Chepe Laspina, one of my friends from those earlier days, devoted his life to helping street orphans. At that time there were more than five thousand kids who lived on the streets and in the sewers. The academics said that the cause originated from rural families moving to Bogotá to escape the guerrilla warfare going on in the country. earning enough money to live on in Bogotá was so hard that families fell apart and the fathers often abandoned them. The mothers had to provide for their kids and would take up with new men. These men would often kick out the children who weren’t theirs and those kids had to live on the street. Most were between the ages of five and fifteen. They formed gangs and would steal from street vendors, ride around Bogotá on the back fenders of busses, and even invented their own language. The residents hated them. Shop vendors would hire police to kidnap the kids, take them to the mountains, and kill them.
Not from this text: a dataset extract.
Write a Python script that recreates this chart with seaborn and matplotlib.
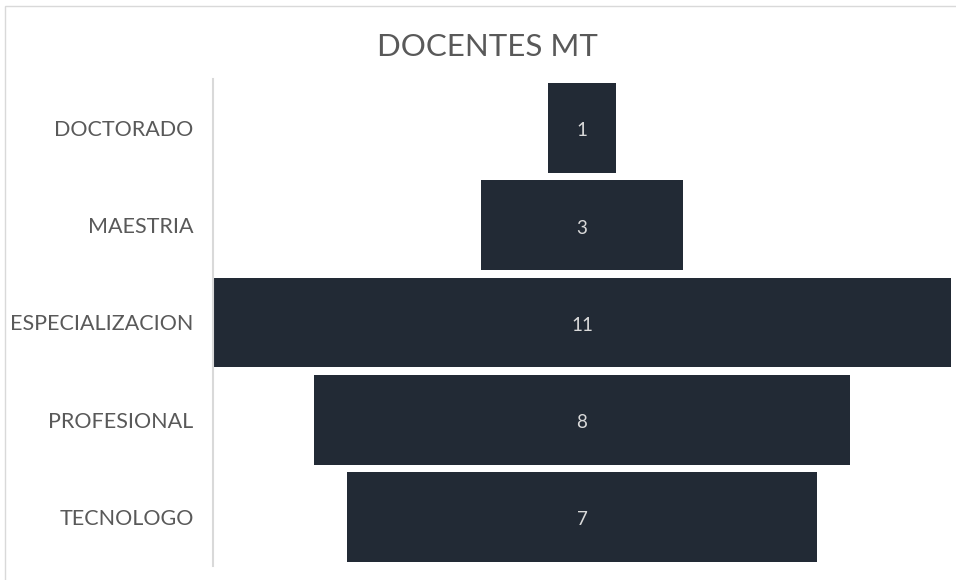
import numpy as np
import pandas as pd
import matplotlib.pyplot as plt
from matplotlib.patches import Rectangle
import seaborn as sns

# data
niveles = ["DOCTORADO", "MAESTRIA", "ESPECIALIZACION", "PROFESIONAL", "TECNOLOGO"]
docentes = [1, 3, 11, 8, 7]

bar_color = "#222a35"
label_color = "#595959"

sns.set_theme(style="white")
plt.rcParams["font.family"] = ["Lato", "DejaVu Sans"]

df = pd.DataFrame({"nivel": niveles, "docentes": docentes})
df["mitad"] = df["docentes"] / 2
df["mitad_neg"] = -df["docentes"] / 2

fig = plt.figure(figsize=(9.56, 5.8), dpi=100)
ax = fig.add_axes([213 / 956, 1 - 565.6 / 580, 738 / 956, (565.6 - 79.4) / 580])

# funnel: two halves mirrored around zero
sns.barplot(data=df, x="mitad", y="nivel", color=bar_color, width=0.925,
            saturation=1, linewidth=0, ax=ax)
sns.barplot(data=df, x="mitad_neg", y="nivel", color=bar_color, width=0.925,
            saturation=1, linewidth=0, ax=ax)

for i, v in enumerate(df["docentes"]):
    ax.text(0, i + 0.03, str(v), ha="center", va="center", color="#d9d9d9", fontsize=13.5)

mx = max(docentes) / 2
ax.set_xlim(-mx, mx)
ax.set_ylim(4.5, -0.5)
ax.set_xlabel("")
ax.set_ylabel("")
ax.set_xticks([])
ax.tick_params(axis="y", length=0, pad=14, labelsize=15.5, labelcolor=label_color)
for lbl in ax.get_yticklabels():
    lbl.set_y(lbl.get_position()[1])
    lbl.set_va("center_baseline")

for s in ["top", "right", "bottom"]:
    ax.spines[s].set_visible(False)
ax.spines["left"].set_color("#d9d9d9")
ax.spines["left"].set_linewidth(1.5)

fig.text(0.51, 1 - 47 / 580, "DOCENTES MT", ha="center", va="center",
         fontsize=22.5, color=label_color)

# chart border (partly cropped)
fig.patches.append(Rectangle((5 / 956, -0.1), 1.2, 1 - 6 / 580 + 0.1,
                             transform=fig.transFigure, fill=False,
                             edgecolor="#d9d9d9", linewidth=1))

fig.savefig("out.png", dpi=100)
They called this “rehabilitation”. My friend Chepe devoted his life to helping them.
I had known one of these street orphans since I worked with the Y all those years before. Now in his twenties, he had put together a taxi business and seemed on his way to becoming a successful entrepreneur. But his business partner stole his money and he could’t repay the debt he owed. Whoever had lent him that money put out a hit on him and he had to move away. There were so many sad stories about these kids.
For research for my book, Chepe took me to a part of Bogotá where many street orphans hung out. It was called Cartucho and was in the southern part of the city. Drug dealers, prostitutes, vendors of illegal goods, and recyclers lived in the dilapidated buildings or in makeshift shelters. The shelters were made of plastic bags stuffed with newspapers. People addicted to bazuko (like crack) sat along the sides of the streets. There was a restaurant there and I remember seeing a girl waitress who looked about thirteen. She delivered some food to people in an outside patio. The girl saw me and gave me a stare full of nothing. It shocked me how young she was to be so filled with hate.
I was like a tourist and protected by Chepe and his friends. We walked among those people and I tried to take them in without looking like I was staring. It was forbidden to take photos so I had to try to remember what I saw.
We came upon a police car with several men. One of them was dressed in an army jacket and taking pictures of someone lying on the street. It was a dead boy who appeared in his twenties. I didn’t look close enough to see where he’d been shot. I was struck at how reverently the photographer removed the boy’s jacket and folded it. He then went to the police car and said something to the policeman. They laughed. People passed by as if this were a normal day in Cartucho.
On that trip I also got to see an old friend I’d known from those YMCA days. Victor had become a prosecutor in Colombia. In the law enforcement system there, prosecutors did many of the functions that a police investigator would do in the U.S.. That made his job very dangerous. He was called a “faceless prosecutor” because no one was allowed to know who he was. Otherwise the criminals he was prosecuting might give him a “plata o promo” demand: “money or bullet.” Victor interviewed suspects from behind a one-way mirror in his office. and signed documents with a code name. He met me outside the building so no one could identify me going there. At one point he was sent to Medellín to hunt Pablo Escobar because law enforcement couldn’t trust the police in Medellín. Escobar also had spies in the phone system. That meant Victor wasn’t allowed to call his family. When he learned that Escobar was going to explode a bomb in Bogotá he couldn’t warn his wife.
Of course I used all of this in my book. It was never published.